4) Stay current.  You are always changing and growing.  Therefore, your profiles and what you share should change too. Read your profile on a regular basis and adjust as needed.

Career Wellness Checkup #14

So, you’ve Googled yourself.  Like what you see?  The good news is, your virtual brand is constantly evolving and you have a great deal of control and influence over what direction it goes.  The bad news is there are so many online channels for your message that it can be overwhelming.

Do you know which social networks you should be using? 

Even though I am a huuuuge proponent of LinkedIn, I am even more a proponent of being in the right “space” — the one that makes sense for you, given your profession, industry and goals. Each social network is a community and the members of the community make it what it is.  Take time to learn about those which are being used by people who do what you do.  If you don’t know…ask them!  Find out: Who is there? What do they do there? How do they engage? This will help you decide which is right for you.

Now, for most professional/administrative/managerial/executive workers (which is generally the population that read this blog), LinkedIn is absolutely the place to be. It’s a free, virtual space where you can post your “professional billboard”.  You get to write about you, what you you’ve done, what you’re good at and so on.  What you choose to include here shapes what people will know and believe about you.  Yes, it greatly mirrors a resume.  But you don’t have to send it out to dozens or hundreds of people.  It is there for the viewing at any time.  And, as you connect with people, share your status, comment on or start discussions, it drives people to see your profile, reinforcing your brand. One more word about LinkedIn: It is not just about job search.  In fact, it’s mostly not about job search.  It’s about engaging with other professionals in your network for mutual benefit, whatever that means for you at the moment.
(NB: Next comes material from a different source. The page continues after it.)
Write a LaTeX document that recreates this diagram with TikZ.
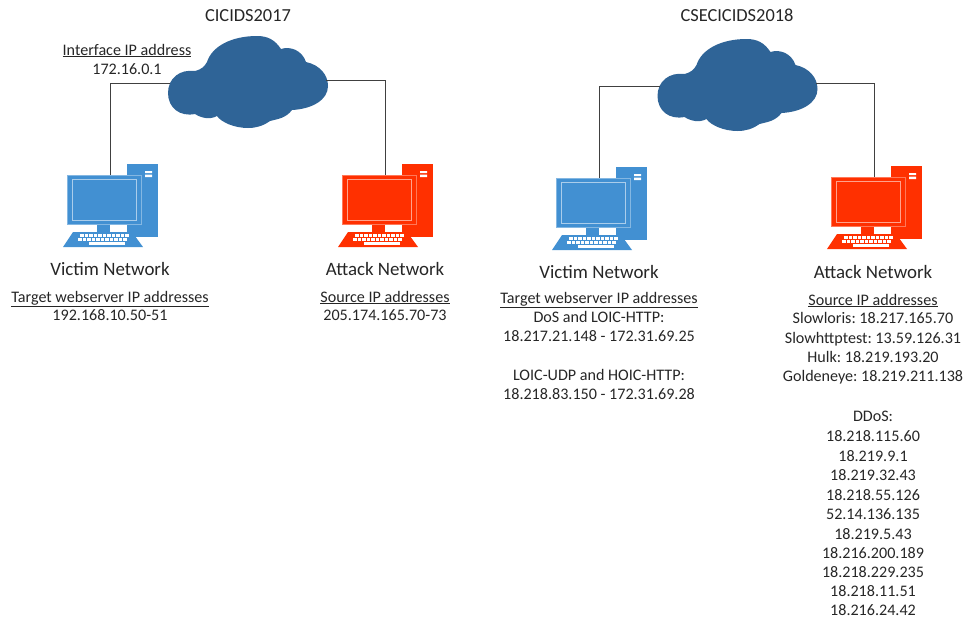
\documentclass[tikz,border=0pt]{standalone}
\usepackage{fontspec}
\setmainfont{Carlito}
\definecolor{victimblue}{HTML}{4290D2}
\definecolor{attackred}{HTML}{FF3000}
\definecolor{cloudblue}{HTML}{2F6497}
\tikzset{
    caption/.style={anchor=base, inner sep=0pt, font=\fontsize{16.1}{18}\selectfont\frenchspacing, text=black!85},
    heading/.style={caption, font=\fontsize{18.9}{20}\selectfont},
    charttitle/.style={caption, font=\fontsize{18.4}{20}\selectfont},
    link/.style={draw=black!75, line width=0.9pt},
    pics/computer/.style={code={
        \fill[#1] (17,-11) rectangle (48,62);
        \fill[white] (35,-4) rectangle (42,-2) (35,-0.5) rectangle (42,2);
        \fill[#1] (-13,49) rectangle (0,58);
        \filldraw[fill=#1, draw=white!35!#1, line width=0.7pt] (-43,0) rectangle (31,49);
        \draw[white!55!#1, line width=0.8pt] (-38,4) rectangle (26,45);
        \fill[#1] (-37,57) -- (22,57) -- (33,72) -- (-47,72) -- cycle;
        % keyboard keys
        \foreach \x in {-30,-25.5,...,17} {
            \fill[white] (\x,59.4) rectangle +(3.6,2.6);
            \fill[white] (\x-2,63) rectangle +(3.6,2.6);
        }
        \fill[white] (-21,67) rectangle (15,69.6);
        \coordinate (-top) at (0,0);
    }},
    pics/cloud/.style={code={
        \fill[cloudblue] (-80,11) .. controls (-80,-4) and (-68,-13) .. (-53,-11)
            .. controls (-46,-13) and (-44,-15) .. (-41,-20)
            .. controls (-36,-36) and (-16,-46) .. (9,-46)
            .. controls (20,-46) and (27,-42) .. (33,-33)
            .. controls (42,-36) and (54,-32) .. (58,-20)
            .. controls (72,-17) and (80,-7) .. (80,4)
            .. controls (80,18) and (64,27) .. (44,28)
            .. controls (38,36) and (30,37) .. (22,39)
            .. controls (15,44) and (8,46) .. (0,46)
            .. controls (-14,46) and (-27,40) .. (-31,34)
            .. controls (-38,38) and (-47,36) .. (-53,32)
            .. controls (-68,35) and (-80,26) .. (-80,11) -- cycle;
        \coordinate (-left) at (-78,1);
        \coordinate (-right) at (78,-2);
    }}
}
\begin{document}
\begin{tikzpicture}[x=1pt, y=-1pt]
    \useasboundingbox (0,0) rectangle (963,619);

    % Clouds and computers
    \pic (cloudA) at (248,82) {cloud};
    \pic (cloudB) at (737.5,85) {cloud};
    \pic (victimA) at (110,175) {computer=victimblue};
    \pic (attackA) at (385,175) {computer=attackred};
    \pic (victimB) at (599,178) {computer=victimblue};
    \pic (attackB) at (874,177) {computer=attackred};

    % Links
    \draw[link] (cloudA-left) -| (victimA-top);
    \draw[link] (cloudA-right) -| (attackA-top);
    \draw[link] (cloudB-left) -| (victimB-top);
    \draw[link] (cloudB-right) -| (attackB-top);

    % CICIDS2017 labels
    \node[charttitle] (titleA) at (248,21) {CICIDS2017};
    \node[caption] (ifaceA) at (127,55) {\underline{Interface IP address}};
    \node[caption] (ifaceipA) at (127,74) {172.16.0.1};
    \node[heading] (victimnameA) at (110,275) {Victim Network};
    \node[heading] (attacknameA) at (385,275) {Attack Network};
    \node[caption] (targetA) at (110,302) {\underline{Target webserver IP addresses}};
    \node[caption] (targetipA) at (110,320) {192.168.10.50-51};
    \node[caption] (sourceA) at (385,302) {\underline{Source IP addresses}};
    \node[caption] (sourceipA) at (385,320) {205.174.165.70-73};

    % CSECICIDS2018 labels
    \node[charttitle] (titleB) at (737,21) {CSECICIDS2018};
    \node[heading] (victimnameB) at (599,278) {Victim Network};
    \node[heading] (attacknameB) at (873,278) {Attack Network};
    \node[caption] (targetB) at (599,303) {\underline{Target webserver IP addresses}};
    \node[caption] (sourceB) at (873,305) {\underline{Source IP addresses}};
    \foreach \y/\txt [count=\i] in {322/DoS and LOIC-HTTP:, 341/18.217.21.148 - 172.31.69.25,
        380/LOIC-UDP and HOIC-HTTP:, 399/18.218.83.150 - 172.31.69.28} {
        \node[caption] (targetlineB\i) at (599,\y) {\txt};
    }
    \foreach \y/\txt [count=\i] in {323/Slowloris: 18.217.165.70, 343/Slowhttptest: 13.59.126.31,
        362/Hulk: 18.219.193.20, 381/Goldeneye: 18.219.211.138, 421/DDoS:,
        441/18.218.115.60, 461/18.219.9.1, 480/18.219.32.43, 500/18.218.55.126,
        519/52.14.136.135, 539/18.219.5.43, 558/18.216.200.189, 577/18.218.229.235,
        596/18.218.11.51, 615/18.216.24.42} {
        \node[caption] (sourcelineB\i) at (873,\y) {\txt};
    }
\end{tikzpicture}
\end{document}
Twitter is less well-understood by many, but can also be a great resource for professionals, both in influencing their virtual presence and in acquiring useful information and contacts.  No, it’s not all about celebrity watching, though if you want that, you can find it there.  You can also find thought leaders in every industry from everywhere around the globe. And you can share your thoughts with others who care about the same things you do.  What you share there (or “tweet”) and who you engage with becomes part of your brand.   If you know a lot about marketing analysis and you engage and share on Twitter about marketing analysis, guess what? Soon, people learn that you have this particular area of knowledge or expertise.  If you’re not on Twitter yet, you don’t even have to join to check it out. Try this: Go to https://twitter.com/search-home and search any topic of professional interest to you. (You can search by using the plain words or by using a hashtag – for ex: Java vs. #Java – you’ll get some different results either way).  You’ll probably be amazed at what you can find.